SM Offices is pouring more than P1 billion into Cebu as it doubles down on the regions, betting that provincial demand and mall-integrated workplaces will power a growth surge in 2026.
The office leasing arm of SM Prime Holdings will add over 60,000 square meters of gross floor area at the SM City Cebu North Wing Towers, with completion slated for the fourth quarter of 2026.
“We’re investing more than a billion pesos for the more than 60,000 square meter gross floor area,” said Alexis L. Ortiga, vice president and head of SM Offices, during a media briefing.
Ortiga described Cebu’s office market as “very healthy,” ranking second only to Bonifacio Global City in growth. He said the North Wing Towers project stands out for its location and seamless integration with retail and education components, including National University Cebu.
That integrated model—combining office, mall, residential and academic elements—gives tenants built-in convenience and accessibility that competitors may struggle to match. Ortiga also pointed to a continued “flight to quality,” as occupiers gravitate toward newer, well-located buildings.

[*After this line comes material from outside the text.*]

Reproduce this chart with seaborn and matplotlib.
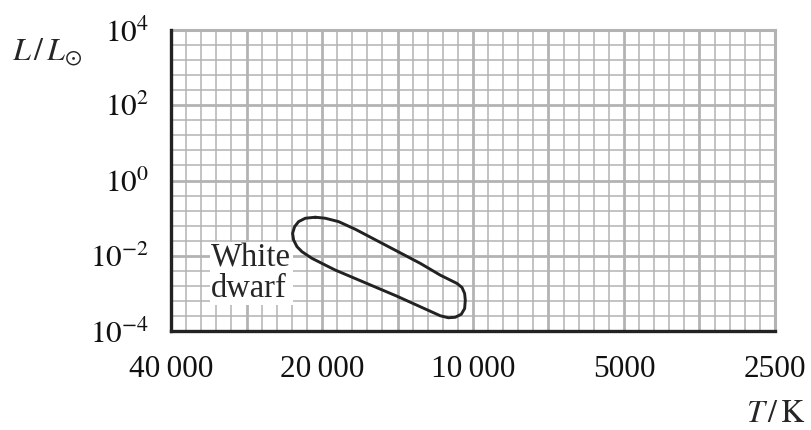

Beyond Cebu, SM Offices sees sustained momentum in Bacolod, Davao City, Iloilo City and San Fernando. In Laguna, particularly Santa Rosa, Core Tower 3 is now more than 90 percent accounted for.
SM Offices closed last year with occupancy at about 85 percent, above the industry average. For 2026, growth will hinge on regional and mall-based assets, with expansion carefully timed to protect long-term value while capturing rising provincial demand.